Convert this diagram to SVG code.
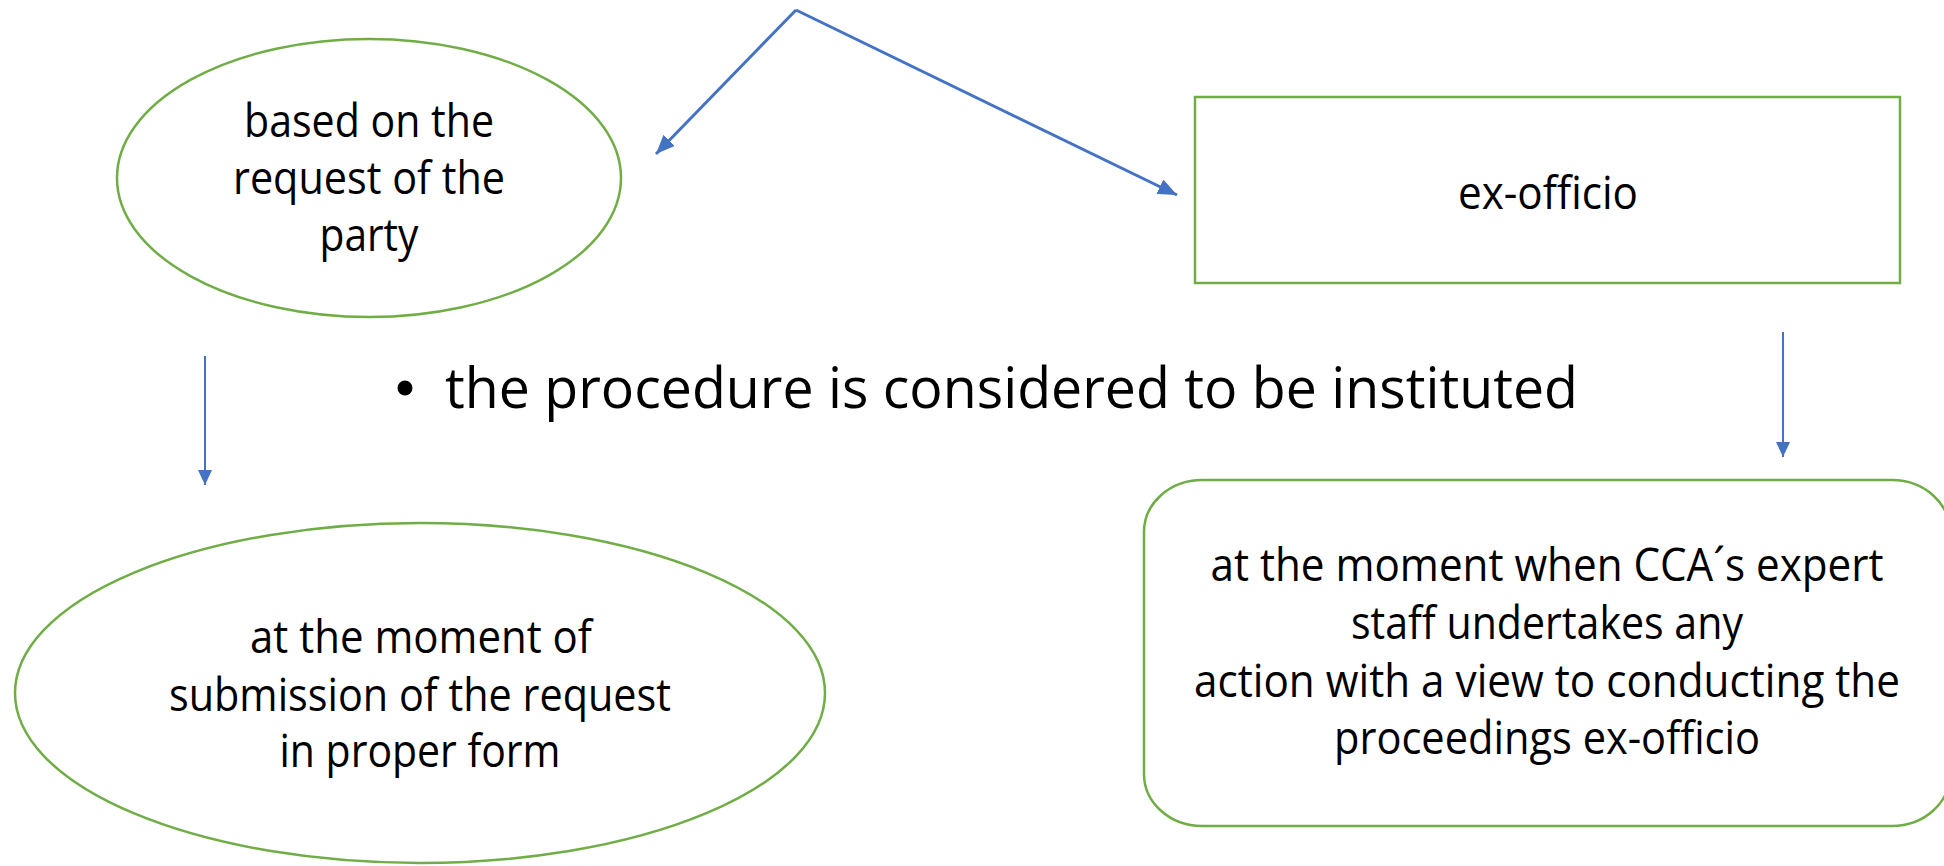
<svg xmlns="http://www.w3.org/2000/svg" width="1944" height="866" viewBox="0 0 1944 866">
  <style>
    .shape { fill: #FFFFFF; stroke: #70AD47; stroke-width: 2.5; }
    .lbl { font-family: "Open Sans", "Liberation Sans", sans-serif; font-size: 45px; fill: #000000; text-anchor: middle; }
    .big { font-family: "Open Sans", "Liberation Sans", sans-serif; font-size: 57px; fill: #000000; }
    .conn { stroke: #4472C4; fill: none; }
  </style>
  <defs>
    <marker id="ahBig" markerUnits="userSpaceOnUse" markerWidth="20" markerHeight="16" refX="19" refY="8" orient="auto">
      <path d="M0,0 L19,8 L0,16 z" fill="#4472C4"/>
    </marker>
    <marker id="ahSmall" markerUnits="userSpaceOnUse" markerWidth="16" markerHeight="14" refX="15" refY="7" orient="auto">
      <path d="M0,0 L15,7 L0,14 z" fill="#4472C4"/>
    </marker>
  </defs>
  <rect x="0" y="0" width="1944" height="866" fill="#FFFFFF"/>

  <g id="connectors">
    <line class="conn" x1="796" y1="10" x2="656" y2="154" stroke-width="3" marker-end="url(#ahBig)"/>
    <line class="conn" x1="796" y1="10" x2="1177" y2="195" stroke-width="3" marker-end="url(#ahBig)"/>
    <line class="conn" x1="205" y1="356" x2="205" y2="485" stroke-width="2" marker-end="url(#ahSmall)"/>
    <line class="conn" x1="1783" y1="332" x2="1783" y2="457" stroke-width="2" marker-end="url(#ahSmall)"/>
  </g>

  <g id="node-request">
    <ellipse class="shape" cx="369" cy="178" rx="252" ry="139"/>
    <text class="lbl" x="369" y="137" textLength="250" lengthAdjust="spacingAndGlyphs">based on the</text>
    <text class="lbl" x="369" y="194" textLength="272" lengthAdjust="spacingAndGlyphs">request of the</text>
    <text class="lbl" x="369" y="251" textLength="99" lengthAdjust="spacingAndGlyphs">party</text>
  </g>

  <g id="node-exofficio">
    <rect class="shape" x="1195" y="97" width="705" height="186" stroke-width="3"/>
    <text class="lbl" x="1548" y="209" textLength="180" lengthAdjust="spacingAndGlyphs">ex-officio</text>
  </g>

  <g id="node-instituted">
    <circle cx="405" cy="388" r="7.5" fill="#000000"/>
    <text class="big" x="445" y="408" textLength="1133" lengthAdjust="spacingAndGlyphs">the procedure is considered to be instituted</text>
  </g>

  <g id="node-submission">
    <ellipse class="shape" cx="420" cy="693" rx="405" ry="170"/>
    <text class="lbl" x="421" y="653" textLength="342" lengthAdjust="spacingAndGlyphs">at the moment of</text>
    <text class="lbl" x="420" y="711" textLength="502" lengthAdjust="spacingAndGlyphs">submission of the request</text>
    <text class="lbl" x="420" y="767" textLength="281" lengthAdjust="spacingAndGlyphs">in proper form</text>
  </g>

  <g id="node-action">
    <rect class="shape" x="1144" y="480" width="806" height="346" rx="58" ry="52"/>
    <text class="lbl" x="1547" y="581" textLength="673" lengthAdjust="spacingAndGlyphs">at the moment when CCA´s expert</text>
    <text class="lbl" x="1547" y="639" textLength="392" lengthAdjust="spacingAndGlyphs">staff undertakes any</text>
    <text class="lbl" x="1547" y="697" textLength="706" lengthAdjust="spacingAndGlyphs">action with a view to conducting the</text>
    <text class="lbl" x="1547" y="754" textLength="426" lengthAdjust="spacingAndGlyphs">proceedings ex-officio</text>
  </g>
</svg>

+---+

Print the listing above in full, exactly as written. Omit any pictures.

▶ **Reply**
Convert this diagram to SVG code.
<svg xmlns="http://www.w3.org/2000/svg" width="1944" height="866" viewBox="0 0 1944 866">
  <style>
    .shape { fill: #FFFFFF; stroke: #70AD47; stroke-width: 2.5; }
    .lbl { font-family: "Open Sans", "Liberation Sans", sans-serif; font-size: 45px; fill: #000000; text-anchor: middle; }
    .big { font-family: "Open Sans", "Liberation Sans", sans-serif; font-size: 57px; fill: #000000; }
    .conn { stroke: #4472C4; fill: none; }
  </style>
  <defs>
    <marker id="ahBig" markerUnits="userSpaceOnUse" markerWidth="20" markerHeight="16" refX="19" refY="8" orient="auto">
      <path d="M0,0 L19,8 L0,16 z" fill="#4472C4"/>
    </marker>
    <marker id="ahSmall" markerUnits="userSpaceOnUse" markerWidth="16" markerHeight="14" refX="15" refY="7" orient="auto">
      <path d="M0,0 L15,7 L0,14 z" fill="#4472C4"/>
    </marker>
  </defs>
  <rect x="0" y="0" width="1944" height="866" fill="#FFFFFF"/>

  <g id="connectors">
    <line class="conn" x1="796" y1="10" x2="656" y2="154" stroke-width="3" marker-end="url(#ahBig)"/>
    <line class="conn" x1="796" y1="10" x2="1177" y2="195" stroke-width="3" marker-end="url(#ahBig)"/>
    <line class="conn" x1="205" y1="356" x2="205" y2="485" stroke-width="2" marker-end="url(#ahSmall)"/>
    <line class="conn" x1="1783" y1="332" x2="1783" y2="457" stroke-width="2" marker-end="url(#ahSmall)"/>
  </g>

  <g id="node-request">
    <ellipse class="shape" cx="369" cy="178" rx="252" ry="139"/>
    <text class="lbl" x="369" y="137" textLength="250" lengthAdjust="spacingAndGlyphs">based on the</text>
    <text class="lbl" x="369" y="194" textLength="272" lengthAdjust="spacingAndGlyphs">request of the</text>
    <text class="lbl" x="369" y="251" textLength="99" lengthAdjust="spacingAndGlyphs">party</text>
  </g>

  <g id="node-exofficio">
    <rect class="shape" x="1195" y="97" width="705" height="186" stroke-width="3"/>
    <text class="lbl" x="1548" y="209" textLength="180" lengthAdjust="spacingAndGlyphs">ex-officio</text>
  </g>

  <g id="node-instituted">
    <circle cx="405" cy="388" r="7.5" fill="#000000"/>
    <text class="big" x="445" y="408" textLength="1133" lengthAdjust="spacingAndGlyphs">the procedure is considered to be instituted</text>
  </g>

  <g id="node-submission">
    <ellipse class="shape" cx="420" cy="693" rx="405" ry="170"/>
    <text class="lbl" x="421" y="653" textLength="342" lengthAdjust="spacingAndGlyphs">at the moment of</text>
    <text class="lbl" x="420" y="711" textLength="502" lengthAdjust="spacingAndGlyphs">submission of the request</text>
    <text class="lbl" x="420" y="767" textLength="281" lengthAdjust="spacingAndGlyphs">in proper form</text>
  </g>

  <g id="node-action">
    <rect class="shape" x="1144" y="480" width="806" height="346" rx="58" ry="52"/>
    <text class="lbl" x="1547" y="581" textLength="673" lengthAdjust="spacingAndGlyphs">at the moment when CCA´s expert</text>
    <text class="lbl" x="1547" y="639" textLength="392" lengthAdjust="spacingAndGlyphs">staff undertakes any</text>
    <text class="lbl" x="1547" y="697" textLength="706" lengthAdjust="spacingAndGlyphs">action with a view to conducting the</text>
    <text class="lbl" x="1547" y="754" textLength="426" lengthAdjust="spacingAndGlyphs">proceedings ex-officio</text>
  </g>
</svg>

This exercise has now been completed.